Records supplied
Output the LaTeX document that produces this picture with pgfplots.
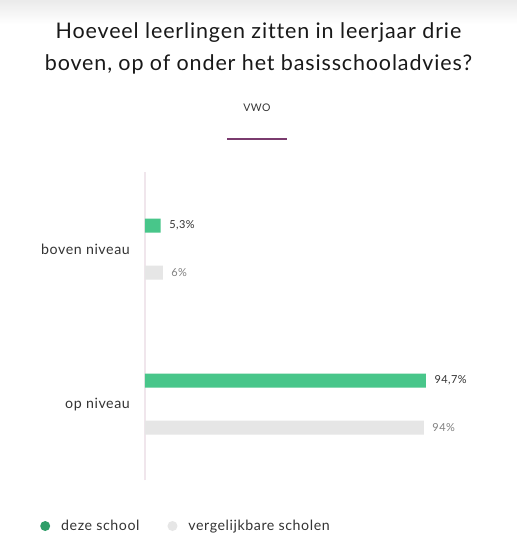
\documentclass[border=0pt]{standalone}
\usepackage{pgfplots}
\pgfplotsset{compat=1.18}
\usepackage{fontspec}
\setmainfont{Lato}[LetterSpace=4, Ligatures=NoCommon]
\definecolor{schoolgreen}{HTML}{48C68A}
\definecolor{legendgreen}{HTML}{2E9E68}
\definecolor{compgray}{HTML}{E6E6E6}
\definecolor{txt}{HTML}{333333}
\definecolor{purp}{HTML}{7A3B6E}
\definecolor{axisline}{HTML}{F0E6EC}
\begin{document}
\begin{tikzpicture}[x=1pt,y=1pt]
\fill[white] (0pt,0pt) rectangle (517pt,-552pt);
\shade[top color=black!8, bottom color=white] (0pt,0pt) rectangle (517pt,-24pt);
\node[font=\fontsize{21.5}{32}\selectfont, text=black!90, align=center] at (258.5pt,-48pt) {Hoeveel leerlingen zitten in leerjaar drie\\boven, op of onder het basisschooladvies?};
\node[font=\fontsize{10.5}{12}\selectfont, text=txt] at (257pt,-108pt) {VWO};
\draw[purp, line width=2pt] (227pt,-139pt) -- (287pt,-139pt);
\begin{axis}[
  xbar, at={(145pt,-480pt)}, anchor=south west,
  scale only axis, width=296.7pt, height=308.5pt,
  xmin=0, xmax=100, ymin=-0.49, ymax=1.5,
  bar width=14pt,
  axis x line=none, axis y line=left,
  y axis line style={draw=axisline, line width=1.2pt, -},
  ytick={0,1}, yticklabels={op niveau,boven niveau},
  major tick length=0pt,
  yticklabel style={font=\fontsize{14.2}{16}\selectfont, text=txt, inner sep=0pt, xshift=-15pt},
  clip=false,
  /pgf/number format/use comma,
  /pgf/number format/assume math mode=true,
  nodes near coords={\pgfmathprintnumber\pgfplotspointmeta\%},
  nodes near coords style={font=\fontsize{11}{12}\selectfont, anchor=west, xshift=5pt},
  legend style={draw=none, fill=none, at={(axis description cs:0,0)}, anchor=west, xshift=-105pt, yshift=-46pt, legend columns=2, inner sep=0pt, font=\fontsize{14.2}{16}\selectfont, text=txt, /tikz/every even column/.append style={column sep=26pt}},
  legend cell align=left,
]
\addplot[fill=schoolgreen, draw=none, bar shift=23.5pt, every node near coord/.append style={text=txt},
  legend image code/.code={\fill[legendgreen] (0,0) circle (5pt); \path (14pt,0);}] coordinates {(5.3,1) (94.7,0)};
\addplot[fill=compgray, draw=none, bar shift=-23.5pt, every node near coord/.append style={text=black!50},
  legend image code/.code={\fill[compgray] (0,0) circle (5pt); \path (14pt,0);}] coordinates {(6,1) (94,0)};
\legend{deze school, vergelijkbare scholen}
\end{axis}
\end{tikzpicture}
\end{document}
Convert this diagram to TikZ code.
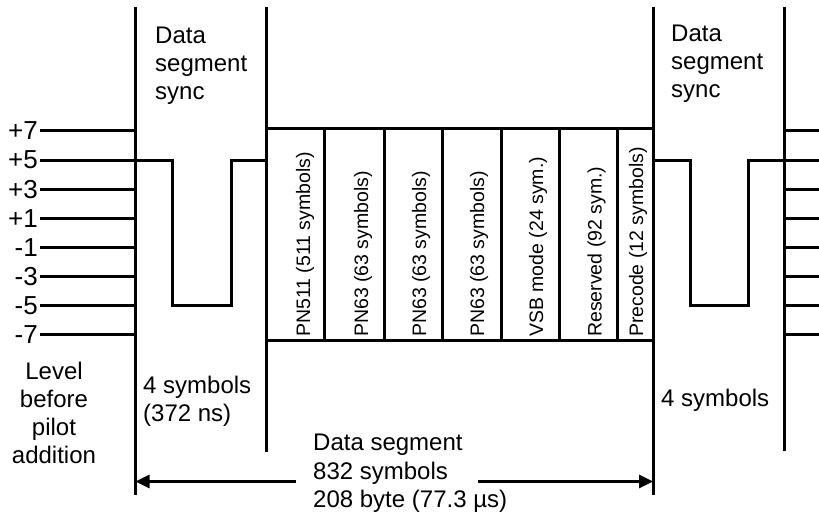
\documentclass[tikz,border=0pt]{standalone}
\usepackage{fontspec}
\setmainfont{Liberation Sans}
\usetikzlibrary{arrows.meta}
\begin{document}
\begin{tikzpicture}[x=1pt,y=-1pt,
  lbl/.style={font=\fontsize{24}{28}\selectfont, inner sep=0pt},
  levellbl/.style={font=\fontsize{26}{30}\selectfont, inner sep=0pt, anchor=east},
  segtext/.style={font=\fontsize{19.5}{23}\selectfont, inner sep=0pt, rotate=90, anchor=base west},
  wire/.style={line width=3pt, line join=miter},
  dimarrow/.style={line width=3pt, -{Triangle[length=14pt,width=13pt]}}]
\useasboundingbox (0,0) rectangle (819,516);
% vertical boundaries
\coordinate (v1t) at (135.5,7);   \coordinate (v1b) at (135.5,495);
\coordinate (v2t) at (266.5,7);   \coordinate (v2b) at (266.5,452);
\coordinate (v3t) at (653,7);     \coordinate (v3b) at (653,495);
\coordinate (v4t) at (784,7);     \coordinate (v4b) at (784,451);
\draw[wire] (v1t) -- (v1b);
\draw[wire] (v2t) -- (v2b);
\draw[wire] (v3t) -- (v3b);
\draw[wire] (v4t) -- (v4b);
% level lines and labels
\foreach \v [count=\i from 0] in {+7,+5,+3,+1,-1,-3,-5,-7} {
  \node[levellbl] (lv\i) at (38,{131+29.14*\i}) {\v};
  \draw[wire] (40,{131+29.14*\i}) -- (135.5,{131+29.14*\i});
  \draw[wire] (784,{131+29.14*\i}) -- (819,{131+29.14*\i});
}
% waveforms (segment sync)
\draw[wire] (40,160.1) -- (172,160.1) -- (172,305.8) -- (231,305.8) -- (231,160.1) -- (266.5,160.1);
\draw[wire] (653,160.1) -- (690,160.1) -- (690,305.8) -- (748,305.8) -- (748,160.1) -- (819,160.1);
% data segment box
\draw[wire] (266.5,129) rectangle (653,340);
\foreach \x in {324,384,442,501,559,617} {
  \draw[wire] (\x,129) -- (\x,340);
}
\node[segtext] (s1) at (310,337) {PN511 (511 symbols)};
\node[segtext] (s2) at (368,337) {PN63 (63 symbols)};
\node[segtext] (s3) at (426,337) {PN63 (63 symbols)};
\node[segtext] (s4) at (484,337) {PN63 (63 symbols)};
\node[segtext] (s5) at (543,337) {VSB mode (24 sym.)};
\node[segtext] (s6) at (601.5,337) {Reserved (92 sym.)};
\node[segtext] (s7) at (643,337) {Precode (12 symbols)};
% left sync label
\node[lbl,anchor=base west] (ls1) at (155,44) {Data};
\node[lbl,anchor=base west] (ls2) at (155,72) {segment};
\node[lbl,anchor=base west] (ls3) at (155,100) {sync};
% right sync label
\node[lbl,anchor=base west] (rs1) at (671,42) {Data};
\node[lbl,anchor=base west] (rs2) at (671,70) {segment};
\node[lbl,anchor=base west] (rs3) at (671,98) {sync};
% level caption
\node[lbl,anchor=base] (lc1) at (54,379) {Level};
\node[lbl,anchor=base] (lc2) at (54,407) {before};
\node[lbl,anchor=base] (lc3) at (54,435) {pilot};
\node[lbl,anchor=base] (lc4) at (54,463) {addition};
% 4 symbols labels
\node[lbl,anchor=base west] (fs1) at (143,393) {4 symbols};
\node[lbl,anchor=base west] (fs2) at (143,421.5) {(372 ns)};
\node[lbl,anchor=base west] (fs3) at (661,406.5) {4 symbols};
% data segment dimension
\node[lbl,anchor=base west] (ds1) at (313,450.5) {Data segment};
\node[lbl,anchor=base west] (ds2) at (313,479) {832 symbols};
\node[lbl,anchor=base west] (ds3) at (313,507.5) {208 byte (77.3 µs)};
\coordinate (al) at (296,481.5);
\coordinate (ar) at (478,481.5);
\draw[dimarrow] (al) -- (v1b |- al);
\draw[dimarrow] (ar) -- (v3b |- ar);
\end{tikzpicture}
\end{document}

What is asked
Identify and copy lines that hold the string "this".

Problem solution
Output the LaTeX document that produces this picture with pgfplots.
Convert this diagram to TikZ code.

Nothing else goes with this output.